Sometimes, my boss will complain to us:
Why do we need such a long time to implement a feature?
Actually, the feature has been implemented in another application before, you just need to copy and paste codes from there. The cost should be low.
It's really a hard question, because copy and paste codes is not such a simple thing in my point of view.
Do you have any good reasons to explain this to your non-technical boss?
Yeah, the biggest problem is that it isn't just copy and paste - its copy then paste then slightly modify.
Then later on when one of the pasted variants has a problem, it gets changed. Then later on, another variant gets changed.
Then, you find out that all the variants have to change cause the original copy had bugs. Now you are well and truly screwed because all the pasted areas are now not the same.
And wouldn't you know it, this kind of crappy coding is usually almost entirely void of comments.
To me, the difference is that when you have multiple copies of code doing the same thing, what you have is a bunch of code. When you only have one piece of code doing each particular thing, then you have a system.
Behaviors of a system can be changed with single point modifications quite easily - changing the behavior of a bunch of code requires a bunch of code.
I like systems, not a bunch of code.
I worked for a similar company. Being a trainee, I didn't know better then, so when I started a new project, my boss also suggested to paste the code from somewhere else. Well, as you may think, the whole software was quite a mess, up to the point that when you tried to fix a bug, two new bugs appeared.
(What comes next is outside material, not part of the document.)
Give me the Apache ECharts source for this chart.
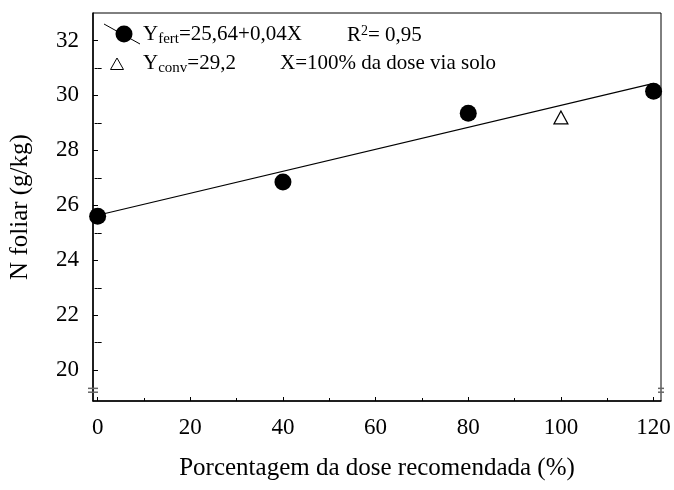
<!DOCTYPE html>
<html>
<head>
<meta charset="utf-8">
<script src="https://cdn.jsdelivr.net/npm/echarts@6/dist/echarts.min.js"></script>
<style>
html,body{margin:0;padding:0;background:#fff;}
#chart{width:674px;height:490px;}
</style>
</head>
<body>
<div id="chart"></div>
<script>
// ---- data ----
var fertX = [0, 40, 80, 120];
var fertY = [25.6, 26.85, 29.35, 30.15];
var convX = [100];
var convY = [29.2];
var fitX = [0, 120];
var fitY = [25.64, 30.44];
var xMajor = [0, 20, 40, 60, 80, 100, 120];
var xMinor = [10, 30, 50, 70, 90, 110];
var yMajor = [20, 22, 24, 26, 28, 30, 32];
var yMinor = [21, 23, 25, 27, 29, 31];
var xTitle = 'Porcentagem da dose recomendada (%)';
var yTitle = 'N foliar (g/kg)';

var FONT = 'Liberation Serif';
var XMIN = -1, XMAX = 121.6, YMIN = 18.88, YMAX = 33.0;

function zip(a, b) { return a.map(function (v, i) { return [v, b[i]]; }); }

var chart = echarts.init(document.getElementById('chart'));

function xAx(extra) {
  return Object.assign({
    type: 'value', min: XMIN, max: XMAX, position: 'bottom',
    splitLine: { show: false },
    axisLine: { show: false },
    axisTick: { show: false },
    axisLabel: { show: false }
  }, extra);
}
function yAx(extra) {
  return Object.assign({
    type: 'value', min: YMIN, max: YMAX, position: 'left',
    splitLine: { show: false },
    axisLine: { show: false },
    axisTick: { show: false },
    axisLabel: { show: false }
  }, extra);
}

var option = {
  backgroundColor: '#fff',
  animation: false,
  grid: {
    left: 92, top: 13, right: 13, bottom: 89,
    show: true, borderColor: '#000', borderWidth: 1, backgroundColor: 'transparent'
  },
  xAxis: [
    xAx({
      axisLine: { show: true, onZero: false, lineStyle: { color: '#000', width: 1.5 } },
      axisTick: { show: true, inside: true, length: 4, customValues: xMajor, lineStyle: { color: '#000' } },
      axisLabel: { show: true, customValues: xMajor, margin: 15, color: '#000', fontFamily: FONT, fontSize: 23 },
      name: xTitle, nameLocation: 'middle', nameGap: 55,
      nameTextStyle: { color: '#000', fontFamily: FONT, fontSize: 25 }
    }),
    xAx({
      axisTick: { show: true, inside: true, length: 3, customValues: xMinor, lineStyle: { color: '#000' } }
    })
  ],
  yAxis: [
    yAx({
      axisLine: { show: true, onZero: false, lineStyle: { color: '#000', width: 1.5 } },
      axisTick: { show: true, inside: true, length: 5, customValues: yMajor, lineStyle: { color: '#000' } },
      axisLabel: { show: true, customValues: yMajor, margin: 14, color: '#000', fontFamily: FONT, fontSize: 23 },
      name: yTitle, nameLocation: 'middle', nameGap: 60,
      nameTextStyle: { color: '#000', fontFamily: FONT, fontSize: 25 }
    }),
    yAx({
      axisTick: { show: true, inside: true, length: 4, customValues: yMinor, lineStyle: { color: '#000' } }
    }),
    yAx({
      position: 'right',
      axisTick: { show: true, inside: true, length: 3, customValues: yMajor.concat(yMinor), lineStyle: { color: '#000' } }
    })
  ],
  series: [
    {
      type: 'line', name: 'fit', data: zip(fitX, fitY),
      xAxisIndex: 0, yAxisIndex: 0,
      showSymbol: false, symbol: 'none',
      lineStyle: { color: '#000', width: 1.2 }, z: 2
    },
    {
      type: 'scatter', name: 'fert', data: zip(fertX, fertY),
      xAxisIndex: 0, yAxisIndex: 0,
      symbol: 'circle', symbolSize: 17,
      itemStyle: { color: '#000', opacity: 1 }, z: 3
    },
    {
      type: 'scatter', name: 'conv', data: zip(convX, convY),
      xAxisIndex: 0, yAxisIndex: 0,
      symbol: 'triangle', symbolSize: [14, 13],
      itemStyle: { color: '#fff', borderColor: '#000', borderWidth: 1.2, opacity: 1 }, z: 3
    }
  ]
};
chart.setOption(option);

// legend + axis break marks as decorations
var yb1 = chart.convertToPixel({ yAxisIndex: 0 }, 19.34);
var yb2 = chart.convertToPixel({ yAxisIndex: 0 }, 19.2);
var xl = chart.convertToPixel({ xAxisIndex: 0 }, XMIN);
var xr = chart.convertToPixel({ xAxisIndex: 0 }, XMAX);

var rich = {
  n: { fontFamily: FONT, fontSize: 21, color: '#000' },
  sub: { fontFamily: FONT, fontSize: 15, color: '#000', padding: [10, 0, 0, 0] },
  sup: { fontFamily: FONT, fontSize: 14, color: '#000', padding: [0, 0, 9, 0] }
};
var breakStyle = { stroke: '#666', lineWidth: 1.5 };

chart.setOption({
  graphic: [
    { type: 'line', shape: { x1: 104, y1: 24, x2: 140, y2: 44 }, style: { stroke: '#000', lineWidth: 1 }, z: 10 },
    { type: 'circle', shape: { cx: 124, cy: 34, r: 8.5 }, style: { fill: '#000' }, z: 11 },
    { type: 'text', left: 143, top: 24, z: 11,
      style: { text: '{n|Y}{sub|fert}{n|=25,64+0,04X}', rich: rich } },
    { type: 'text', left: 347, top: 24, z: 11,
      style: { text: '{n|R}{sup|2}{n|= 0,95}', rich: rich } },
    { type: 'polygon', shape: { points: [[117, 58], [110.5, 69.5], [123.5, 69.5]] }, style: { fill: '#fff', stroke: '#000', lineWidth: 1 }, z: 11 },
    { type: 'text', left: 143, top: 53, z: 11,
      style: { text: '{n|Y}{sub|conv}{n|=29,2}', rich: rich } },
    { type: 'text', left: 280, top: 53, z: 11,
      style: { text: '{n|X=100% da dose via solo}', rich: rich } },
    { type: 'line', shape: { x1: xl - 5, y1: yb1, x2: xl + 5, y2: yb1 }, style: breakStyle, z: 12 },
    { type: 'line', shape: { x1: xl - 5, y1: yb2, x2: xl + 5, y2: yb2 }, style: breakStyle, z: 12 },
    { type: 'line', shape: { x1: xr - 3, y1: yb1, x2: xr + 3, y2: yb1 }, style: breakStyle, z: 12 },
    { type: 'line', shape: { x1: xr - 3, y1: yb2, x2: xr + 3, y2: yb2 }, style: breakStyle, z: 12 }
  ]
});
</script>
</body>
</html>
He's right that if the team has implemented similar functionality before, repeating it will be much easier the 2nd time.
However, you should probably explain that each application is different. Just because you installed a door in one house doesn't mean you can install another door in another house in no time flat - you will be faster because of the experience (# doors installed), but it will still take time to get you equipment, mount the door, make sure it is plumb, and screw it into the frame.
Are you sure your boss wants to hear about DRY principle, bugs and other tech stuff?
That kind of comments you usually hear when your boss or company underestimated time needed to complete some project. And based on wrong estimation a contract was signed, etc. In most cases programmers weren't involved into estimations.
Why this happens? Sometimes project sponsor has too small budget. Maybe a business process you are automating using software isn't worth your team effort. Managers generally tend to be very closed for bad news in such cases. At the beginning of the project there is wishful thinking. Then managers try to blame programmers. In your case indirectly via copy-and-paste. In extreme cases this is called a death march.
If you find a bug in your copy-paste code, you will need to fix it every place you did and hope you can remember them all (this also holds for changed requirements).
If you keep logic in one place, it is easier to change when needed (so if you decide that the application needs updating, you only do it in one place).
Have your boss read about the DRY principle (Don't Repeat Yourself).
What you are describing sounds like the perfect use for libraries, where you share code and only keep it in one place.
I would only ever copy-paste code if I intended to refactor it soon after - making sure I later on extracted common code so I could reuse as much logic as possible. And by soon after, I mean minutes and hours later, not days and weeks.
I think "another application" is key here, if the other application is already tested and in use, it should not be changed to use a common library, therefore you can’t share code with it.
Within the same application, “copy and paste” is bad, but between code bases that are developed by different teams or with different release cycles “copy and paste” can be the best option.